In late 2020, the Berlin police chief stated that almost 40 disciplinary proceedings were underway relating to suspected right-wing extremism within the force, and acknowledged the possible dismissal of about twenty officers.
These revelations triggered the announcement of an 11-point plan by Berlin's Interior Minister and Police President to strengthen vetting, monitoring and anonymous tip-off systems for extremist behaviour among officers.
Critics and oversight bodies argue that even isolated cases of extremist sympathies within police ranks pose a threat to public trust and to the constitutional mandate of the police to protect democratic order.

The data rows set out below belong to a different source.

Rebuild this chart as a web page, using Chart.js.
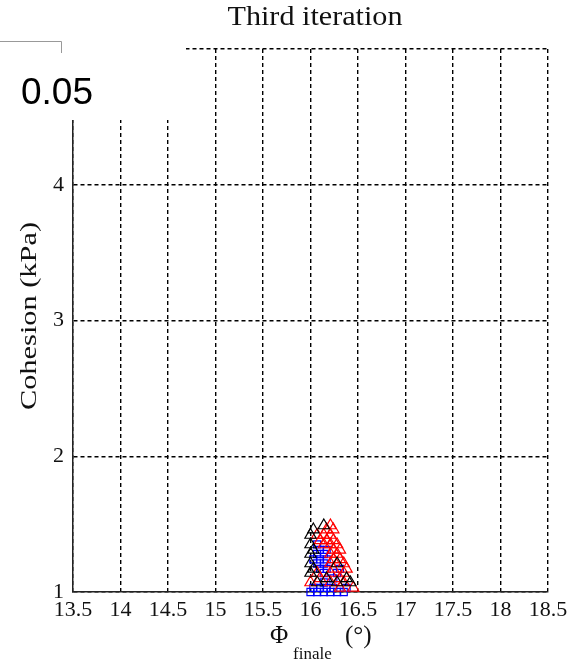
<!DOCTYPE html>
<html>
<head>
<meta charset="utf-8">
<script src="https://cdn.jsdelivr.net/npm/chart.js@4.4.0/dist/chart.umd.min.js"></script>
<style>
  html, body { margin: 0; padding: 0; background: #fff; }
</style>
</head>
<body>
<canvas id="grafico" width="578" height="668"></canvas>
<script>
// friction angle (deg) / cohesion (kPa) pairs, one set per marker
var pretoPhi = [16.14, 16.03, 16.00, 16.00, 16.03, 16.00, 16.00, 16.28, 16.03, 16.00, 16.17, 16.38, 16.07, 16.28, 16.42];
var pretoC   = [1.49,  1.46,  1.42,  1.35,  1.31,  1.28,  1.21,  1.21,  1.17,  1.14,  1.10,  1.10,  1.07,  1.07,  1.07];

var vermelhoPhi = [16.21, 16.17, 16.24, 16.07, 16.14, 16.21, 16.10, 16.17, 16.24, 16.14, 16.21, 16.28,
                   16.24, 16.31, 16.21, 16.28, 16.24, 16.31, 16.21, 16.35, 16.24, 16.38, 16.07, 16.21,
                   16.35, 16.10, 16.31, 16.00, 16.21, 16.35, 16.31, 16.45];
var vermelhoC   = [1.49,  1.46,  1.46,  1.42,  1.42,  1.42,  1.38,  1.38,  1.38,  1.35,  1.35,  1.35,
                   1.31,  1.31,  1.28,  1.28,  1.24,  1.24,  1.21,  1.21,  1.17,  1.17,  1.14,  1.14,
                   1.14,  1.10,  1.10,  1.07,  1.07,  1.07,  1.03,  1.03];

var azulPhi = [16.07, 16.10, 16.17, 16.07, 16.14, 16.03, 16.10, 16.17, 16.07, 16.14, 16.10, 16.17, 16.31,
               16.14, 16.28, 16.24, 16.14, 16.03, 16.10, 16.17, 16.24, 16.38,
               16.00, 16.07, 16.14, 16.21, 16.28, 16.35];
var azulC   = [1.35,  1.31,  1.31,  1.28,  1.28,  1.24,  1.24,  1.24,  1.21,  1.21,  1.17,  1.17,  1.17,
               1.14,  1.14,  1.10,  1.07,  1.03,  1.03,  1.03,  1.03,  1.03,
               1.00,  1.00,  1.00,  1.00,  1.00,  1.00];

var phiTicks = [13.5, 14, 14.5, 15, 15.5, 16, 16.5, 17, 17.5, 18, 18.5];
var cTicks = [1, 2, 3, 4, 5];

var titulo = 'Third iteration';
var tituloY = 'Cohesion (kPa)';
var nota = '0.05';

function pontos(xs, ys) {
  var lista = [];
  for (var i = 0; i < xs.length; i++) lista.push({x: xs[i], y: ys[i]});
  return lista;
}

var serif = '"Liberation Serif", "Times New Roman", serif';

// titles, x label with subscript and the pasted box in the corner
var textos = {
  id: 'textos',
  afterDraw: function(chart) {
    var ctx = chart.ctx;
    ctx.save();
    ctx.fillStyle = '#111';
    ctx.textBaseline = 'alphabetic';

    ctx.font = '27px ' + serif;
    ctx.textAlign = 'center';
    var w = ctx.measureText(titulo).width;
    ctx.save();
    ctx.translate(315, 25);
    ctx.scale(175 / w, 1);
    ctx.fillText(titulo, 0, 0);
    ctx.restore();

    ctx.font = '23px ' + serif;
    w = ctx.measureText(tituloY).width;
    ctx.save();
    ctx.translate(36, 316);
    ctx.rotate(-Math.PI / 2);
    ctx.scale(188 / w, 1);
    ctx.fillText(tituloY, 0, 0);
    ctx.restore();

    ctx.textAlign = 'left';
    ctx.font = '25px ' + serif;
    ctx.fillText('\u03A6', 270, 643);
    ctx.font = '17px ' + serif;
    ctx.fillText('finale', 293, 659);
    ctx.font = '25px ' + serif;
    ctx.fillText('(\u00B0)', 345, 643);

    ctx.fillStyle = '#fff';
    ctx.fillRect(0, 0, 186, 120);
    ctx.strokeStyle = '#999';
    ctx.lineWidth = 1;
    ctx.beginPath();
    ctx.moveTo(0, 41.5);
    ctx.lineTo(61.5, 41.5);
    ctx.lineTo(61.5, 53);
    ctx.stroke();
    ctx.fillStyle = '#000';
    ctx.font = '37px "Liberation Sans", Arial, sans-serif';
    ctx.fillText(nota, 21, 104);
    ctx.restore();
  }
};

var conjunto = function(label, xs, ys, estilo, raio, cor) {
  return {
    label: label,
    data: pontos(xs, ys),
    pointStyle: estilo,
    pointRadius: raio,
    borderColor: cor,
    backgroundColor: 'rgba(0,0,0,0)',
    borderWidth: 1.2,
    clip: false
  };
};

var ctx = document.getElementById('grafico').getContext('2d');
var grafico = new Chart(ctx, {
  type: 'scatter',
  data: {
    datasets: [
      conjunto('preto', pretoPhi, pretoC, 'triangle', 6.5, '#000'),
      conjunto('vermelho', vermelhoPhi, vermelhoC, 'triangle', 6.5, '#f00'),
      conjunto('azul', azulPhi, azulC, 'rect', 5, '#00f')
    ]
  },
  options: {
    responsive: false,
    animation: false,
    devicePixelRatio: 1,
    layout: { padding: { top: 49, right: 30, left: 0, bottom: 0 } },
    plugins: {
      legend: { display: false },
      tooltip: { enabled: false }
    },
    scales: {
      x: {
        type: 'linear',
        min: 13.5,
        max: 18.5,
        afterFit: function(s) { s.height = 76; },
        afterBuildTicks: function(s) { s.ticks = phiTicks.map(function(v) { return {value: v}; }); },
        ticks: {
          color: '#111',
          padding: 5,
          maxRotation: 0,
          autoSkip: false,
          font: { family: serif, size: 22 },
          callback: function(v) { return String(v); }
        },
        grid: { color: '#000', lineWidth: 1.4, drawTicks: false },
        border: { display: true, color: '#222', width: 1.5, dash: [4, 3] }
      },
      y: {
        type: 'linear',
        min: 1,
        max: 5,
        afterFit: function(s) { s.width = 73; },
        afterBuildTicks: function(s) { s.ticks = cTicks.map(function(v) { return {value: v}; }); },
        ticks: {
          color: '#111',
          padding: 9,
          font: { family: serif, size: 22 },
          callback: function(v) { return String(v); }
        },
        grid: { color: '#000', lineWidth: 1.4, drawTicks: false },
        border: { display: true, color: '#222', width: 1.5, dash: [4, 3] }
      }
    }
  },
  plugins: [textos]
});
</script>
</body>
</html>
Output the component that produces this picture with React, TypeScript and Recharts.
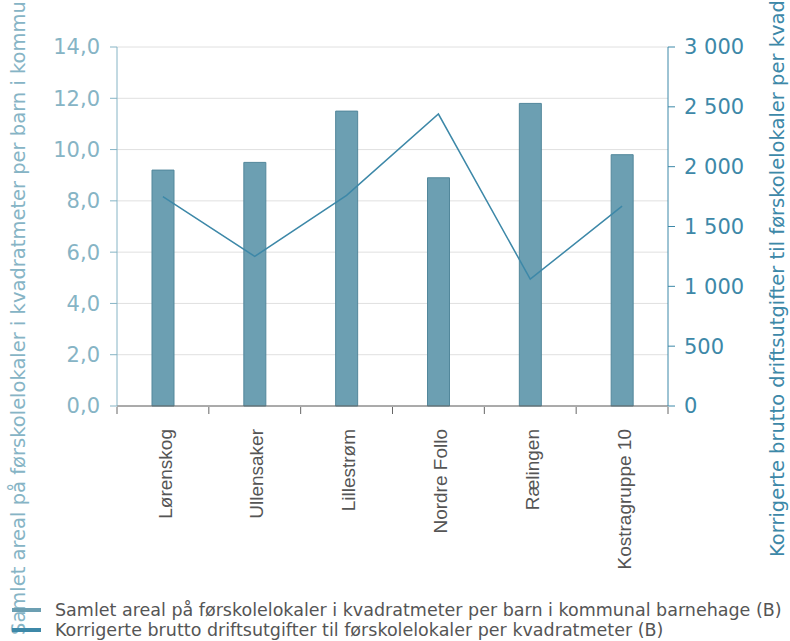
import { Bar, CartesianGrid, ComposedChart, Line, XAxis, YAxis } from "recharts"

const kommuner = ["Lørenskog", "Ullensaker", "Lillestrøm", "Nordre Follo", "Rælingen", "Kostragruppe 10"]
const arealPerBarn = [9.2, 9.5, 11.5, 8.9, 11.8, 9.8]
const utgifterPerKvm = [1750, 1250, 1760, 2440, 1060, 1670]
const venstreTicks = [0, 2, 4, 6, 8, 10, 12, 14]
const hoyreTicks = [0, 500, 1000, 1500, 2000, 2500, 3000]

const arealNavn = "Samlet areal på førskolelokaler i kvadratmeter per barn i kommunal barnehage (B)"
const utgiftNavn = "Korrigerte brutto driftsutgifter til førskolelokaler per kvadratmeter (B)"

const data = kommuner.map((navn, i) => ({
    navn,
    areal: arealPerBarn[i],
    utgift: utgifterPerKvm[i],
}))

const font = "'Liberation Sans', Arial, sans-serif"
const bredFont = "'DejaVu Sans', Verdana, sans-serif"
const barFarge = "#6c9fb2"
const linjeFarge = "#3d88a8"
const lysBla = "#86b4c5"
const aksGra = "#666"

// tick line sits on the category boundaries, label in the middle
const KommuneTick = ({ x, y, payload, index }: any) => {
    const halv = payload.offset ?? 0
    const siste = index === kommuner.length - 1
    return (
        <g>
            <line x1={x - halv} x2={x - halv} y1={y - 8} y2={y - 1} stroke={aksGra} />
            {siste && <line x1={x + halv} x2={x + halv} y1={y - 8} y2={y - 1} stroke={aksGra} />}
            <text
                x={x + 2}
                y={y + 14}
                transform={`rotate(-90 ${x + 2} ${y + 14})`}
                textAnchor="end"
                dy="0.35em"
                fill="#555"
                fontSize={19}
                fontFamily={font}
            >
                {payload.value}
            </text>
        </g>
    )
}

export default function App() {
    return (
        <div style={{ position: "fixed", left: 0, top: 0, width: 790, height: 641, background: "#fff" }}>
            <ComposedChart
                width={790}
                height={641}
                data={data}
                margin={{ top: 47, right: 0, left: 0, bottom: 0 }}
            >
                <CartesianGrid yAxisId="venstre" vertical={false} stroke="#e0e0e0" />
                <XAxis
                    dataKey="navn"
                    height={235}
                    stroke={aksGra}
                    tickLine={false}
                    tickSize={7}
                    interval={0}
                    tick={<KommuneTick />}
                />
                <YAxis
                    yAxisId="venstre"
                    orientation="left"
                    width={117}
                    domain={[0, 14]}
                    ticks={venstreTicks}
                    stroke={lysBla}
                    tickSize={7}
                    tickMargin={10}
                    tick={{ fill: lysBla, fontSize: 21, fontFamily: bredFont }}
                    tickFormatter={(v: number) => v.toFixed(1).replace(".", ",")}
                    label={{
                        content: () => (
                            <text
                                x={25}
                                y={635}
                                transform="rotate(-90 25 635)"
                                fill={lysBla}
                                fontSize={19.5}
                                fontFamily={bredFont}
                            >
                                {arealNavn}
                            </text>
                        ),
                    }}
                />
                <YAxis
                    yAxisId="hoyre"
                    orientation="right"
                    width={122}
                    domain={[0, 3000]}
                    ticks={hoyreTicks}
                    stroke={linjeFarge}
                    tickSize={7}
                    tickMargin={9}
                    tick={{ fill: linjeFarge, fontSize: 21, fontFamily: bredFont }}
                    tickFormatter={(v: number) => v.toLocaleString("en-US").replace(",", " ")}
                    label={{
                        content: () => (
                            <text
                                x={784}
                                y={557}
                                transform="rotate(-90 784 557)"
                                fill={linjeFarge}
                                fontSize={19.5}
                                fontFamily={bredFont}
                            >
                                {utgiftNavn}
                            </text>
                        ),
                    }}
                />
                <Bar
                    yAxisId="venstre"
                    dataKey="areal"
                    name={arealNavn}
                    fill={barFarge}
                    stroke="#52879b"
                    strokeWidth={1}
                    barSize={22}
                    isAnimationActive={false}
                />
                <Line
                    yAxisId="hoyre"
                    dataKey="utgift"
                    name={utgiftNavn}
                    type="linear"
                    stroke={linjeFarge}
                    strokeWidth={1.5}
                    dot={false}
                    isAnimationActive={false}
                />
            </ComposedChart>
            <div
                style={{
                    position: "absolute",
                    left: 12,
                    top: 600,
                    fontFamily: bredFont,
                    fontSize: 17.5,
                    lineHeight: "20px",
                    color: "#555",
                    whiteSpace: "nowrap",
                }}
            >
                {[
                    { navn: arealNavn, farge: barFarge },
                    { navn: utgiftNavn, farge: linjeFarge },
                ].map((s) => (
                    <div key={s.navn} style={{ display: "flex", alignItems: "center", height: 20 }}>
                        <span style={{ width: 29, height: 4, background: s.farge, marginRight: 14 }} />
                        <span>{s.navn}</span>
                    </div>
                ))}
            </div>
        </div>
    )
}
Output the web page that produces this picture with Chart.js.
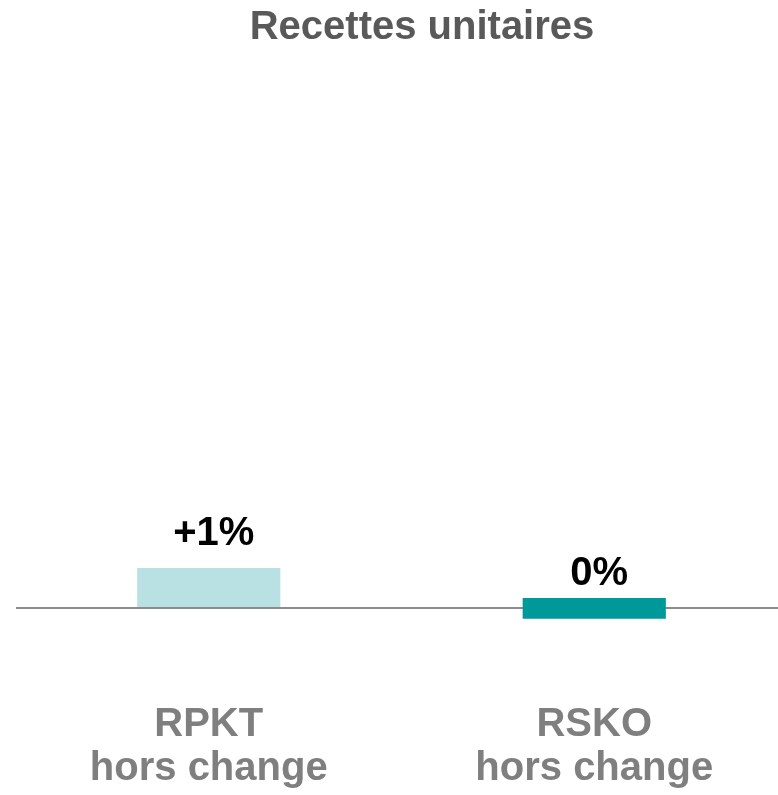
<!DOCTYPE html>
<html lang="fr">
<head>
<meta charset="utf-8">
<title>Recettes unitaires</title>
<script src="https://cdn.jsdelivr.net/npm/chart.js@4/dist/chart.umd.min.js"></script>
<style>
  html, body { margin: 0; padding: 0; background: #fff; overflow: hidden; }
  #wrap { width: 787px; height: 795px; position: relative; }
</style>
</head>
<body>
<div id="wrap"><canvas id="recettes"></canvas></div>
<script>
// données
const categories = [["RPKT", "hors change"], ["RSKO", "hors change"]];
const values = [1, 0]; // variation en %
const valueLabels = ["+1%", "0%"];
// étendue dessinée des barres (la barre à 0% est une petite barre centrée sur zéro)
const barRanges = [[0, 1], [-0.27, 0.25]];
const barColors = ["#b9e0e3", "#00999a"];

// titre + étiquettes de valeur
const labelsPlugin = {
  id: "labels",
  afterDraw(chart) {
    const ctx = chart.ctx;
    const yScale = chart.scales.y;
    ctx.save();
    ctx.fillStyle = "#595959";
    ctx.font = "bold 40px 'Liberation Sans', Arial, sans-serif";
    ctx.textAlign = "center";
    ctx.textBaseline = "alphabetic";
    ctx.fillText("Recettes unitaires", 422, 39);

    ctx.fillStyle = "#000";
    ctx.font = "bold 40px 'Liberation Sans', Arial, sans-serif";
    chart.getDatasetMeta(0).data.forEach((bar, i) => {
      const y = yScale.getPixelForValue(values[i]) - 23;
      ctx.fillText(valueLabels[i], bar.x + 5, y);
    });
    ctx.restore();
  },
};

const ctx = document.getElementById("recettes").getContext("2d");
const myChart = new Chart(ctx, {
  type: "bar",
  data: {
    labels: categories,
    datasets: [
      {
        data: barRanges,
        backgroundColor: barColors,
        borderWidth: 0,
        categoryPercentage: 1,
        barPercentage: 0.3714,
      },
    ],
  },
  options: {
    responsive: true,
    maintainAspectRatio: false,
    animation: false,
    layout: { padding: { top: 128, left: 16, right: 0, bottom: 0 } },
    plugins: {
      legend: { display: false },
      tooltip: { enabled: false },
      title: { display: false },
    },
    scales: {
      x: {
        afterFit: (scale) => { scale.height = 107; },
        grid: { display: false, drawTicks: false },
        border: { display: false },
        ticks: {
          color: "#7f7f7f",
          padding: 15,
          maxRotation: 0,
          autoSkip: false,
          font: { family: "'Liberation Sans', Arial, sans-serif", size: 40, weight: "bold", lineHeight: 1.1 },
        },
      },
      y: {
        min: -2,
        max: 12,
        ticks: { display: false, stepSize: 1 },
        border: { display: false },
        grid: {
          drawTicks: false,
          lineWidth: 2,
          color: (c) => (c.tick && c.tick.value === 0 ? "#8c8c8c" : "rgba(0,0,0,0)"),
        },
      },
    },
  },
  plugins: [labelsPlugin],
});
</script>
</body>
</html>
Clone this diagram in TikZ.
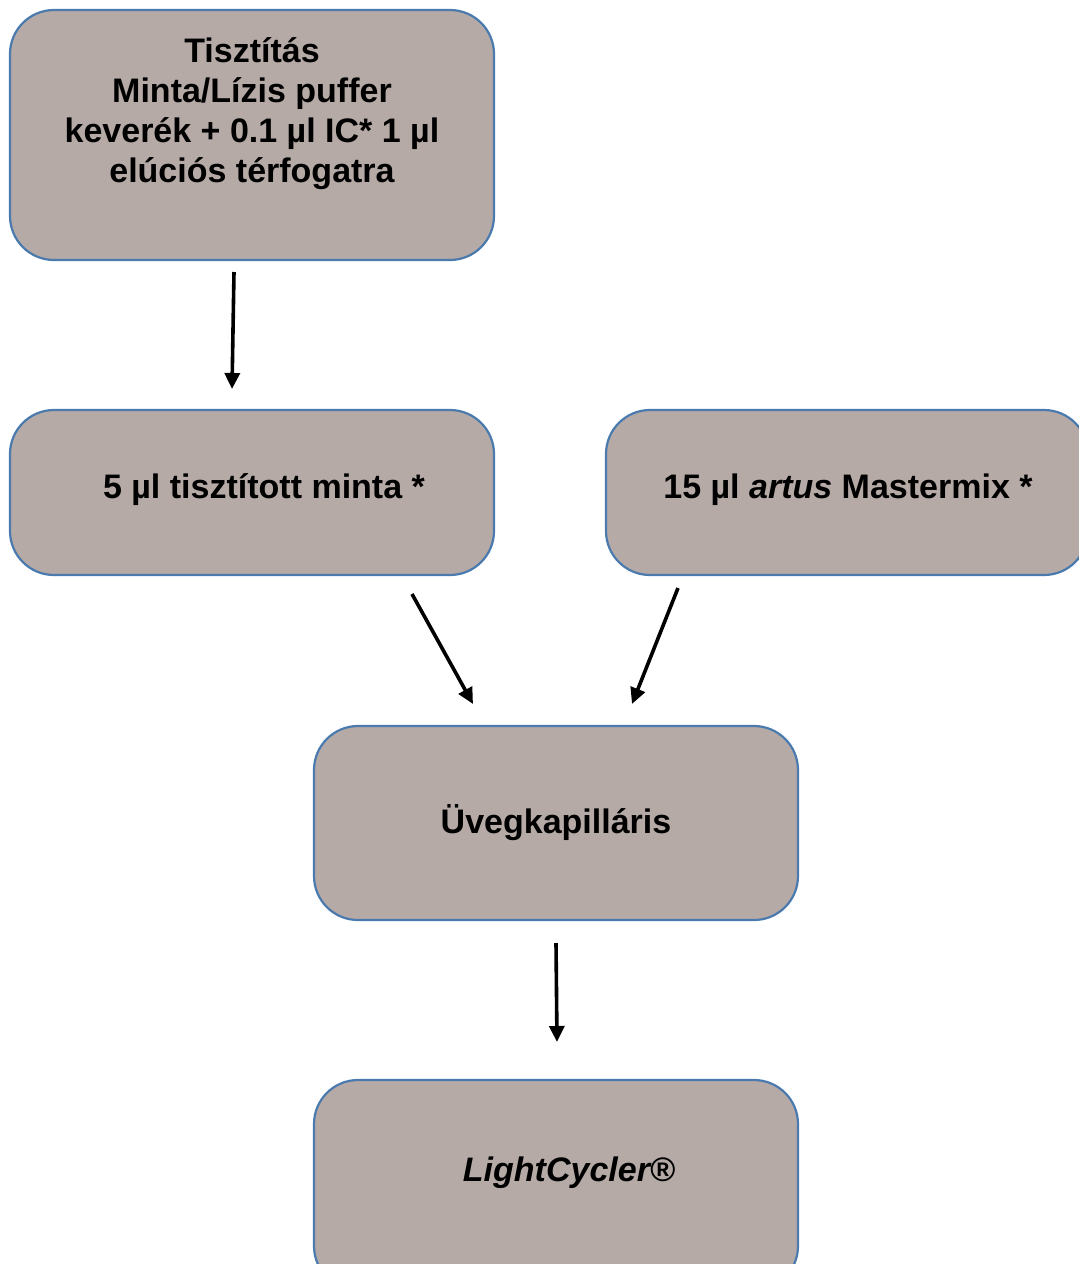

Use of force and policing of protests

The policing of demonstrations and public assemblies in Berlin has come under scrutiny from civil society groups, academics and international human-rights monitors. For example, in May 2024, over 100 academics publicly criticised a police operation at Free University of Berlin during pro-Palestinian protests, describing the action as a violent clamp-down on peaceful protest.
According to the Berlin Citizens’ and Police Commissioner's 2024 annual report, the Ombudsman office logged 784 complaints about the police, an 83% increase over the previous year, signalling growing public concern about police conduct and transparency.

United Nations and international criticism

In October 2025, UN human rights experts raised an alarm over Germany's responses to protesters, particularly in Berlin, during Palestinian solidarity activism. They condemned what they described as a “persistent pattern of police violence and apparent suppression” of protest rights, including arbitrary detentions and criminalisation of activism.
The UN statement urged German authorities to “respect and facilitate the right to peaceful assembly for everyone without discrimination”.